Certa vez, um jovem perguntou a um sábio: “Mestre: o que é a vida?”. E o velho sábio, então, respondeu: “Vai por esta rua, caminha por ela e visita as três primeiras tendas que encontrar”. O jovem entrou na primeira tenda que encontrou e viu que as pessoas trabalhavam com metal. Logo depois entrou na segunda tenda e observou as pessoas trabalhando com cordas. Por fim, o jovem entrou na terceira tenda e encontrou uma carpintaria. “Será que a vida se reduz a isso?”, questionou o jovem retornando ao velho sábio que finalmente lhe disse: “Agora você encontrou o caminho para descobrir a vida e um dia compreenderás”. O jovem ficou muito aborrecido por não ter entendido o discurso do sábio, mas, como nada podia fazer, foi percorrer o mundo. Tempos depois, chegou a um jardim onde ouviu uma música tocada por um instrumento que não conhecia. Era uma cítara. O jovem ficou encantado com o som e, de repente, percebeu que os carpinteiros, os ferreiros e as outras pessoas que trabalhavam nas tendas faziam parte da construção de um todo. O jovem teve um estalo, levantou-se e dançou. O músico, surpreso, parou de tocar, mas o jovem continuou dançando e o músico perguntou: “O que há com você?” O jovem, então, respondeu: “Agora entendi o que é a vida. Alguns meses atrás entrei em três tendas e não havia cítara, nem havia música, mas todas as peças estavam lá. Precisava, apenas, colocá-las em ordem e reuni-las em um todo”.

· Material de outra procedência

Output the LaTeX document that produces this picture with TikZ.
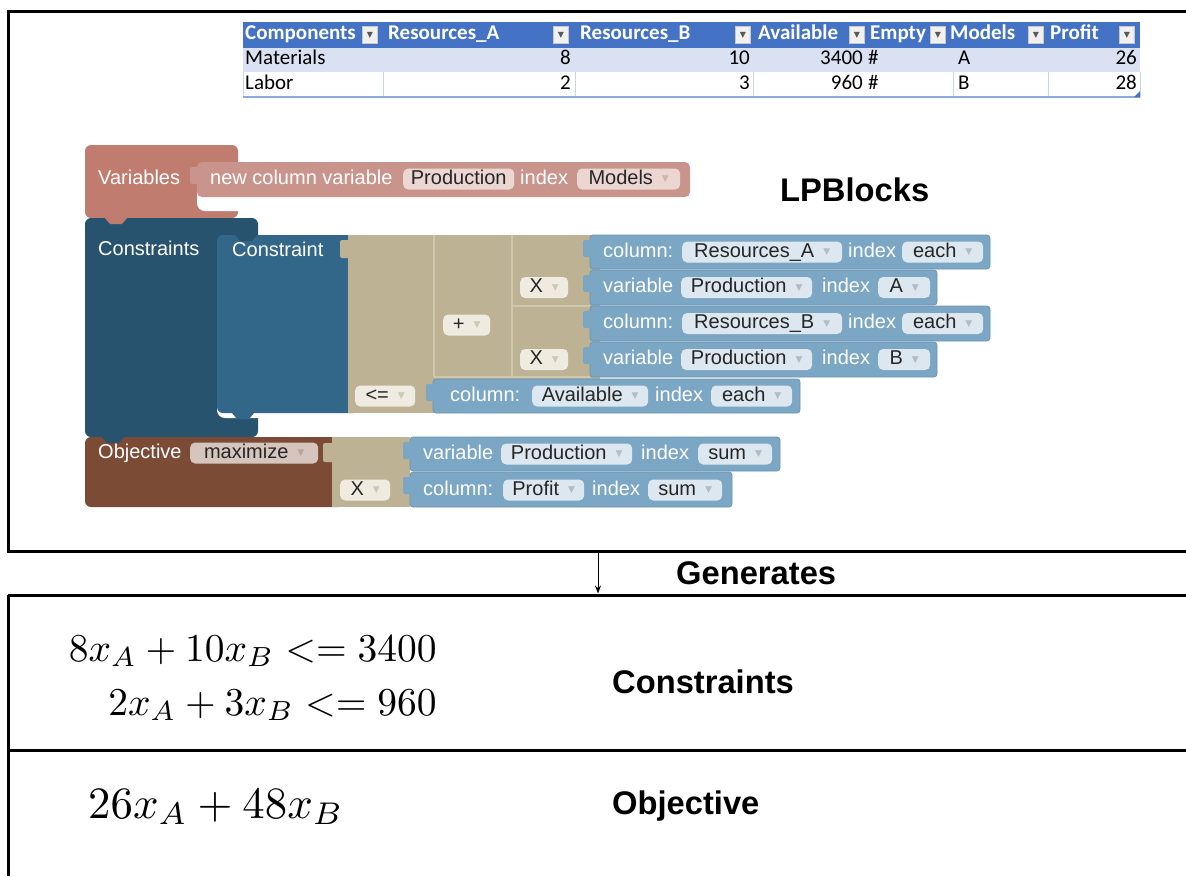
\RequirePackage{fix-cm}
\documentclass[tikz,border=0pt]{standalone}
\usepackage[no-math]{fontspec}
\setmainfont{Liberation Sans}
\newfontfamily\sheetfont{Carlito}
\newfontfamily\glyphfont{DejaVu Sans}
\usetikzlibrary{arrows.meta}

% spreadsheet colours
\definecolor{tblhead}{HTML}{4472C4}
\definecolor{tblrow}{HTML}{D9E1F2}
\definecolor{tblgrid}{HTML}{C9D5EA}
\definecolor{tbledge}{HTML}{8EA9DB}
\definecolor{ddboxfill}{HTML}{F0F0F0}
\definecolor{ddboxline}{HTML}{C8C8C8}
\definecolor{hddarrow}{HTML}{595959}
% block colours
\definecolor{varblk}{HTML}{C07D6F}
\definecolor{varchild}{HTML}{C9948C}
\definecolor{varfield}{HTML}{EBD6D2}
\definecolor{consdark}{HTML}{28536F}
\definecolor{consmid}{HTML}{32678A}
\definecolor{tanblk}{HTML}{BDB394}
\definecolor{tanseam}{HTML}{D0C8AE}
\definecolor{tanfield}{HTML}{EFEBE1}
\definecolor{blueblk}{HTML}{7BA6C4}
\definecolor{blueedge}{HTML}{6A94B1}
\definecolor{bluefield}{HTML}{DCE7EF}
\definecolor{objblk}{HTML}{7B4B35}
\definecolor{objfield}{HTML}{D6C5BD}
\definecolor{ddarrow}{HTML}{B3BCC2}
\definecolor{tanarrow}{HTML}{CFC8B4}
\definecolor{pinkarrow}{HTML}{D2B3AD}
\definecolor{brownarrow}{HTML}{B9A79F}

% small dropdown marks
\newcommand\dd[1][ddarrow]{\hspace{9pt}\raisebox{2.5pt}{\glyphfont\fontsize{9}{9}\selectfont\textcolor{#1}{▼}}\hspace{4pt}}
\newcommand\hdd{{\glyphfont\fontsize{8}{8}\selectfont\textcolor{hddarrow}{▼}}}

\tikzset{
  frame/.style={line width=3pt, draw=black},
  lbl/.style={anchor=west, inner sep=0pt, font=\bfseries\fontsize{32.7}{38}\selectfont},
  btext/.style={anchor=west, inner sep=0pt, text=white, font=\fontsize{20}{24}\selectfont, text height=14.5pt, text depth=4.5pt},
  field/.style={anchor=west, inner xsep=7pt, inner ysep=1pt, rounded corners=5pt, text=black!85, font=\fontsize{20}{24}\selectfont, text height=14.5pt, text depth=4.5pt},
  bfield/.style={field, fill=bluefield},
  pfield/.style={field, fill=varfield},
  tfield/.style={field, fill=tanfield},
  ofield/.style={field, fill=objfield},
  thead/.style={anchor=west, inner sep=0pt, text=white, font=\sheetfont\bfseries\fontsize{21}{25}\selectfont, text height=13pt, text depth=4pt},
  tcell/.style={inner sep=0pt, text=black, font=\sheetfont\fontsize{21}{25}\selectfont, text height=13pt, text depth=4pt},
  ddbox/.style={draw=ddboxline, fill=ddboxfill, minimum width=15pt, minimum height=17pt, inner sep=0pt},
  blueb/.style={fill=blueblk, draw=blueedge, line width=0.7pt, rounded corners=3pt},
  btab/.style={fill=blueblk, rounded corners=2pt},
}

\begin{document}
\begin{tikzpicture}[x=1pt, y=-1pt]
\useasboundingbox (0,0) rectangle (1186,876);
\fill[white] (0,0) rectangle (1186,876);

% ---------- frames ----------
\draw[frame] (1186,11) -- (8,11) -- (8,551) -- (1186,551);
\draw[frame] (8,595) -- (1186,595);
\draw[frame] (8,750) -- (1186,750);
\draw[frame] (8,595) -- (8,876);

% ---------- data sheet ----------
\fill[tblhead] (243,22) rectangle (1140,48);
\fill[tblrow] (243,48) rectangle (1140,72);
\draw[tblgrid, line width=1pt]
  (243,72) -- (243,97) (383,72) -- (383,97) (575,72) -- (575,97)
  (753,72) -- (753,97) (953,72) -- (953,97) (1048,72) -- (1048,97)
  (1140,72) -- (1140,97);
\draw[tbledge, line width=1.5pt] (243,97) -- (1140,97);
\fill[tblhead] (1140,97) -- (1134,97) -- (1140,91) -- cycle;

\node[thead] (hComp) at (245,35) {Components};
\node[ddbox] (ddComp) at (370,35) {\hdd};
\node[thead] (hResA) at (388,35) {Resources\_A};
\node[ddbox] (ddResA) at (561,35) {\hdd};
\node[thead] (hResB) at (580,35) {Resources\_B};
\node[ddbox] (ddResB) at (743,35) {\hdd};
\node[thead] (hAvail) at (758,35) {Available};
\node[ddbox] (ddAvail) at (857,35) {\hdd};
\node[thead] (hEmpty) at (870,35) {Empty};
\node[ddbox] (ddEmpty) at (938,35) {\hdd};
\node[thead] (hModels) at (950,35) {Models};
\node[ddbox] (ddModels) at (1036,35) {\hdd};
\node[thead] (hProfit) at (1050,35) {Profit};
\node[ddbox] (ddProfit) at (1127,35) {\hdd};

\node[tcell, anchor=west] (rMat) at (245,60) {Materials};
\node[tcell, anchor=east] (rMatA) at (571,60) {8};
\node[tcell, anchor=east] (rMatB) at (750,60) {10};
\node[tcell, anchor=east] (rMatAv) at (863,60) {3400};
\node[tcell, anchor=west] (rMatE) at (868,60) {\#};
\node[tcell, anchor=west] (rMatM) at (958,60) {A};
\node[tcell, anchor=east] (rMatP) at (1137,60) {26};

\node[tcell, anchor=west] (rLab) at (245,85) {Labor};
\node[tcell, anchor=east] (rLabA) at (571,85) {2};
\node[tcell, anchor=east] (rLabB) at (750,85) {3};
\node[tcell, anchor=east] (rLabAv) at (863,85) {960};
\node[tcell, anchor=west] (rLabE) at (868,85) {\#};
\node[tcell, anchor=west] (rLabM) at (958,85) {B};
\node[tcell, anchor=east] (rLabP) at (1137,85) {28};

% ---------- Variables block ----------
\fill[varblk, rounded corners=6pt] (85,145) rectangle (238,218);
\fill[white, rounded corners=8pt] (197,162) rectangle (250,211);
\fill[varchild, rounded corners=5pt] (197,162) rectangle (690,197);
\fill[varchild, rounded corners=2pt] (190,167) rectangle (200,184);

% ---------- Constraints block ----------
\fill[consdark, rounded corners=6pt] (85,218) rectangle (258,437);
\fill[white, rounded corners=8pt] (217,235) rectangle (270,418);
\fill[consmid, rounded corners=6pt] (217,235) rectangle (360,413);
\fill[consmid] (232,413) -- (237,419) -- (249,419) -- (254,413) -- cycle;
\fill[consdark] (235,235) -- (240,241) -- (252,241) -- (257,235) -- cycle;
\fill[varblk] (105,218) -- (110,224) -- (122,224) -- (127,218) -- cycle;

% ---------- Objective block ----------
\fill[objblk, rounded corners=6pt] (85,437) rectangle (345,507);
\fill[consdark] (102,437) -- (107,443) -- (119,443) -- (124,437) -- cycle;

% ---------- arithmetic blocks ----------
\fill[tanblk] (348,235) rectangle (600,413);
\fill[tanblk, rounded corners=2pt] (340,240) rectangle (352,258);
\fill[tanblk] (332,437) rectangle (410,507);
\fill[tanblk, rounded corners=2pt] (323,443) rectangle (335,462);
\draw[tanseam, line width=1.2pt]
  (434,235) -- (434,377) (512,235) -- (512,377)
  (512,306) -- (590,306) (434,377) -- (590,377);

% ---------- column / variable blocks ----------
\path[blueb] (590,235) rectangle (990,269);
\path[blueb] (590,270) rectangle (937,305);
\path[blueb] (590,306) rectangle (990,341);
\path[blueb] (590,342) rectangle (937,377);
\path[blueb] (433,379) rectangle (800,413);
\path[blueb] (410,437) rectangle (780,471);
\path[blueb] (410,472) rectangle (732,507);
\fill[btab] (583,240) rectangle (593,257);
\fill[btab] (583,275) rectangle (593,292);
\fill[btab] (583,311) rectangle (593,328);
\fill[btab] (583,347) rectangle (593,364);
\fill[btab] (426,384) rectangle (436,401);
\fill[btab] (403,442) rectangle (413,459);
\fill[btab] (403,477) rectangle (413,494);

% ---------- block texts ----------
\node[btext] (tVars) at (98,179) {Variables};
\node[btext] (tNew) at (210,179) {new column variable};
\node[pfield, minimum width=111pt] (fProd0) at (403,179) {Production};
\node[btext] (tIdx0) at (520,179) {index};
\node[pfield, minimum width=103pt] (fModels) at (577,179) {Models\dd[pinkarrow]};

\node[btext] (tCons) at (98,250) {Constraints};
\node[btext] (tCon) at (232,251) {Constraint};

\node[btext] (tCol1) at (603,252) {column:};
\node[bfield, minimum width=160pt] (fResA) at (682,252) {Resources\_A\dd};
\node[btext] (tIdx1) at (848,252) {index};
\node[bfield, minimum width=81pt] (fEach1) at (902,252) {each\dd};

\node[btext] (tVar2) at (603,287.5) {variable};
\node[bfield, minimum width=131pt] (fProd2) at (681,287.5) {Production\dd};
\node[btext] (tIdx2) at (822,287.5) {index};
\node[bfield, minimum width=52pt] (fA) at (878,287.5) {A\dd};

\node[btext] (tCol3) at (603,323.5) {column:};
\node[bfield, minimum width=160pt] (fResB) at (682,323.5) {Resources\_B\dd};
\node[btext] (tIdx3) at (848,323.5) {index};
\node[bfield, minimum width=81pt] (fEach3) at (902,323.5) {each\dd};

\node[btext] (tVar4) at (603,359.5) {variable};
\node[bfield, minimum width=131pt] (fProd4) at (681,359.5) {Production\dd};
\node[btext] (tIdx4) at (822,359.5) {index};
\node[bfield, minimum width=52pt] (fB) at (878,359.5) {B\dd};

\node[btext] (tCol5) at (450,396) {column:};
\node[bfield, minimum width=116pt] (fAvail) at (532,396) {Available\dd};
\node[btext] (tIdx5) at (655,396) {index};
\node[bfield, minimum width=81pt] (fEach5) at (711,396) {each\dd};

\node[tfield, minimum width=48pt] (fTimes1) at (520,287.5) {X\dd[tanarrow]};
\node[tfield, minimum width=47pt] (fPlus) at (443,325) {+\dd[tanarrow]};
\node[tfield, minimum width=48pt] (fTimes2) at (520,359.5) {X\dd[tanarrow]};
\node[tfield, minimum width=60pt] (fLeq) at (355,396) {<=\dd[tanarrow]};
\node[tfield, minimum width=50pt] (fTimes3) at (340,490) {X\dd[tanarrow]};

\node[btext] (tObj) at (98,453) {Objective};
\node[ofield, minimum width=128pt] (fMax) at (190,453) {maximize\dd[brownarrow]};

\node[btext] (tVar6) at (423,454) {variable};
\node[bfield, minimum width=131pt] (fProd6) at (501,454) {Production\dd};
\node[btext] (tIdx6) at (641,454) {index};
\node[bfield, minimum width=74pt] (fSum6) at (698,454) {sum\dd};

\node[btext] (tCol7) at (423,490) {column:};
\node[bfield, minimum width=81pt] (fProfit) at (503,490) {Profit\dd};
\node[btext] (tIdx7) at (592,490) {index};
\node[bfield, minimum width=74pt] (fSum7) at (648,490) {sum\dd};

% ---------- labels ----------
\node[lbl] (lpb) at (780,190) {LPBlocks};
\node[lbl] (gen) at (676,573) {Generates};
\node[lbl] (lcons) at (612,682) {Constraints};
\node[lbl] (lobj) at (612,806) {Objective};

\coordinate (genTop) at (598,552.5);
\coordinate (genBot) at (598,593.5);
\draw[line width=0.9pt, -{Stealth[length=8pt, width=6pt]}] (genTop) -- (genBot);

% ---------- generated model ----------
\node[anchor=base east, inner sep=0pt] (eq1) at (437,661)
  {\scalebox{3.95}{$8x_A+10x_B<=3400$}};
\node[anchor=base east, inner sep=0pt] (eq2) at (437,715)
  {\scalebox{3.95}{$2x_A+3x_B<=960$}};
\node[anchor=base west, inner sep=0pt] (obj) at (88,818)
  {\scalebox{4.48}{$26x_A+48x_B$}};
\end{tikzpicture}
\end{document}
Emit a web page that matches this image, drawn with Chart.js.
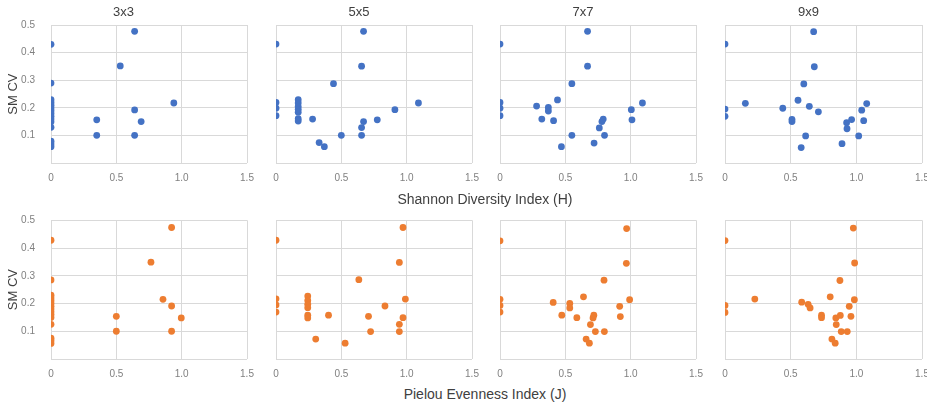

A maioria dos seres humanos não possui alternativa: durante nossa existência somos obrigados, de alguma forma, a agir para alcançarmos o sustento de nossa vida. A esta ação consciente de sobrevivência chamamos de trabalho. O trabalho constitui-se em um fenômeno antropológico ligado intimamente às relações sociais e históricas e possui sempre um significado dúbio. Por um lado, o trabalho é para o ser humano um peso, um sofrimento, uma alienação ou até mesmo um castigo, sentido este que podemos encontrar na Bíblia. “Com o suor de teu rosto comerás teu pão” (Gn 3, 19). Ao mesmo tempo que o trabalho é associado à labuta, à obrigação sacrificante, é difícil imaginar a auto-realização, a possibilidade de satisfação, autonomia e dignidade humana sem pensarmos em uma atividade, em um fazer contínuo, ou seja, no trabalho. Sem dúvida alguma, o trabalho torna-se um fardo quando está dissociado de nossas aptidões, ideais e sonhos e encontra-se reduzido a uma simples forma de sobrevivência. A partir do momento que podemos conciliar a satisfação de uma atividade com o meio de sustento de nossa vida, o trabalho, mesmo que sacrificante, deixa de ser um peso ou uma obrigação e passa a ser uma experiência concreta de realização pessoal. “Não foi quando descobriu a América, mas quando estava prestes a descobri-la, que Colombo se sentiu feliz” (Dostoievsky). Sendo uma atividade que nos pesa ou nos realiza pessoalmente, o trabalho possui um significado primordial para o universo da pessoa humana. Através da atividade profissional transformamos e construímos a terra, seja positiva ou negativamente, dele retiramos o sustento da vida e concretizamos sonhos. Por ser uma atividade contínua, o trabalho também nos constrói, ou seja, influencia a nossa maneira de ser e de agir. “Somos aquilo que fazemos repetidamente” (Aristóteles).
Apesar de sua importância, o trabalho não pode significar a essência da vida humana. A expressão judaico-cristã que complementa o trabalho chama-se “descanso”. O descanso na cultura judaico-cristão não significa simplesmente a recuperação de forças para que possamos voltar mais tarde para o trabalho. A interrupção de nossos afazeres possui como função a criação de um tempo, no qual possamos saborear a vida, conviver com nossos semelhantes, nos voltar para nós mesmos e para Deus. O trabalho possui neste espaço de encontro multidimensional o seu limite. Afinal, o trabalho não é o objetivo da pessoa humana e esta não pode se alienar da vida num eterno fazer sem sentido. “Não há nada mais terrível do que a ignorância ativa” (Goethe). O descanso é necessário para que possamos pensar sobre o sentido de nossa existência e principalmente perceber se a vida está se desenvolvendo na direção de nossa satisfação. Ao mesmo tempo que o trabalho é a participação para o sustento de toda uma sociedade, o descanso é o momento que a sociedade pode perceber o quanto ela está sendo um espaço de verdadeira vida. Afinal, o ser humano não é uma peça na engrenagem de uma grande máquina, mas aquele que deve criar e saborear a música do universo. “Brincar é condição fundamental para ser sério” (Arquimedes).